Home price growth decelerates, but affordability gap persists

"Taming housing costs will ultimately require building more homes," says NAHB head

Home price growth decelerates, but affordability gap persists

Despite the slowdown in home price growth, housing affordability issues continue to weigh on median-income earners.

Housing affordability in the second quarter fell to its lowest point since the Great Recession, according to the National Association of Home Builders. The NAHB/Wells Fargo Housing Opportunity Index (HOI) showed that less than half (42.8%) of new and existing homes sold during the quarter were affordable to families earning the US median income of $90,000. This is a sharp drop from the 56.9% of homes sold in the first quarter that were affordable to median-income earners

“Rising housing costs stemming from increased interest rates, supply chain disruptions that have led to higher prices for building materials, and a persistent lack of construction workers are dramatically affecting home prices,” said NAHB chairman Jerry Konter. “Taming housing costs will ultimately require building more homes, and it will be easier to increase production in more affordable smaller and mid-sized markets that are growing in population and attracting new businesses.”

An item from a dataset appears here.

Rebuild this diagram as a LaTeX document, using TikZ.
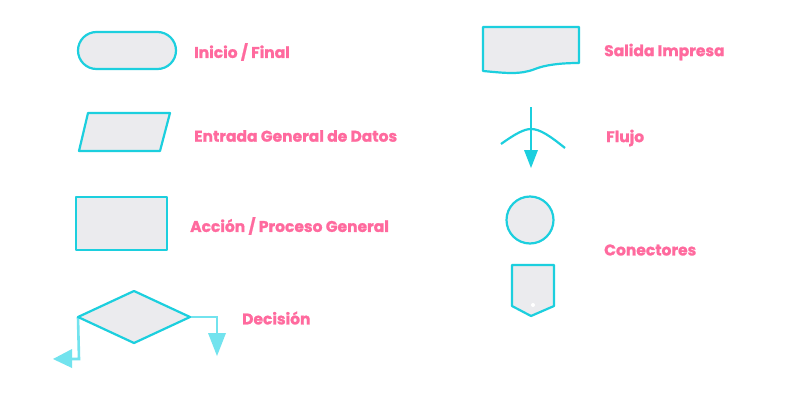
\documentclass[tikz,border=0pt]{standalone}
\usepackage{fontspec}
\setmainfont{Poppins}[BoldFeatures={FakeBold=1.2}]
\usetikzlibrary{arrows.meta}
\definecolor{cy}{HTML}{1CCFDE}
\definecolor{lcy}{HTML}{72E3EE}
\definecolor{pk}{HTML}{FF6A9E}
\definecolor{gf}{HTML}{EBEBEE}
\tikzset{
  shp/.style={draw=cy, line width=2.2pt, fill=gf, line join=round},
  lbl/.style={text=pk, font=\bfseries\fontsize{15.5}{18}\selectfont, anchor=west, inner sep=0pt},
  lflow/.style={draw=lcy, line width=2.6pt},
}
\begin{document}
\begin{tikzpicture}[x=1pt,y=-1pt]
\useasboundingbox[fill=white] (0,0) rectangle (787,418);
% terminal
\node[shp, rounded corners=18.5pt, minimum width=98pt, minimum height=37pt, inner sep=0pt] (term) at (127,50.5) {};
\node[lbl] (t1) at (194,52) {Inicio / Final};
% parallelogram
\filldraw[shp] (88,113) -- (170,113) -- (160,151) -- (79,151) -- cycle;
\node[lbl] (t2) at (194,136) {Entrada General de Datos};
% rectangle
\node[shp, minimum width=91pt, minimum height=53pt, inner sep=0pt] (proc) at (121.5,223.5) {};
\node[lbl] (t3) at (190,226) {Acción / Proceso General};
% decision
\coordinate (dl) at (78,317);
\coordinate (dr) at (190,317);
\coordinate (dll) at (79,359);
\coordinate (dlt) at (53,359);
\coordinate (drr) at (217,317);
\coordinate (drt) at (217,356);
\draw[lflow] (dl) -- (dll) -- ++(-8,0);
\fill[lcy] (dlt) -- (72,349) -- (72,368) -- cycle;
\draw[lflow] (dr) -- (drr) -- ++(0,18);
\fill[lcy] (drt) -- (208,333) -- (226,333) -- cycle;
\filldraw[shp] (dl) -- (134,291) -- (dr) -- (134,343) -- cycle;
\node[lbl] (t4) at (242,318) {Decisión};
% document
\filldraw[shp] (483,27) -- (579,27) -- (579,63) .. controls (560,63) and (545,65) .. (535,69) .. controls (520,75) and (505,73) .. (483,71) -- cycle;
\node[lbl] (t5) at (604,52) {Salida Impresa};
% flow
\coordinate (ftop) at (531,107);
\coordinate (ftip) at (531,168);
\draw[draw=cy, line width=2.2pt] (501,144) .. controls (515,134) and (524,129) .. (531,129) .. controls (540,129) and (550,136) .. (565,148);
\draw[draw=cy, line width=2.2pt] (ftop) -- (531,152);
\fill[cy] (ftip) -- (524,150) -- (538,150) -- cycle;
\node[lbl] (t6) at (606,138) {Flujo};
% connectors
\node[shp, circle, minimum size=47pt, inner sep=0pt] (con) at (530,220) {};
\filldraw[shp] (512,265) -- (554,265) -- (554,306) -- (531,316) -- (512,306) -- cycle;
\fill[white] (533,305) circle (2pt);
\node[lbl] (t7) at (604,250) {Conectores};
\end{tikzpicture}
\end{document}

The national median home price rocketed to an all-time high of $390,000 in Q2, surpassing the previous record-high of $365,000 set in Q1. Meanwhile, average mortgage rates increased by 1.47 basis points in the second quarter to 5.33%.

However, recent data from Black Knight revealed that annual home price appreciation plummeted nearly two percentage points in June, marking the biggest single-month slowdown since at least the early 1970s.

Read more: U.S. home price growth: The tides have finally turned

“For context, during the 2006 downturn, the strongest single-month slowing was 1.19% – about what we saw last month – and June topped that by 66%,” said Ben Graboske, president of Black Knight Data & Analytics.

“Overall, the national price deceleration inevitably followed the softening sales, providing well-positioned prospective buyers a small measure of welcomed relief,” said NAR chief economist Lawrence Yun. “The recent dips in mortgage rates will bring additional buyers to the market, especially in those places where home prices are still relatively affordable and where jobs are being added.”

NAHB chief economist Robert Dietz noted that declining affordability has also pushed builder sentiment down for seven consecutive months.

“NAHB is projecting a net decline for single-family construction in 2022 as the housing markets slow due to ongoing affordability issues stemming largely from supply-side challenges,” he said. “Policymakers need to focus on mending broken building material supply chains and reducing ineffective zoning and other regulatory policies to help bend the cost curve and enable builders to boost attainable housing production.”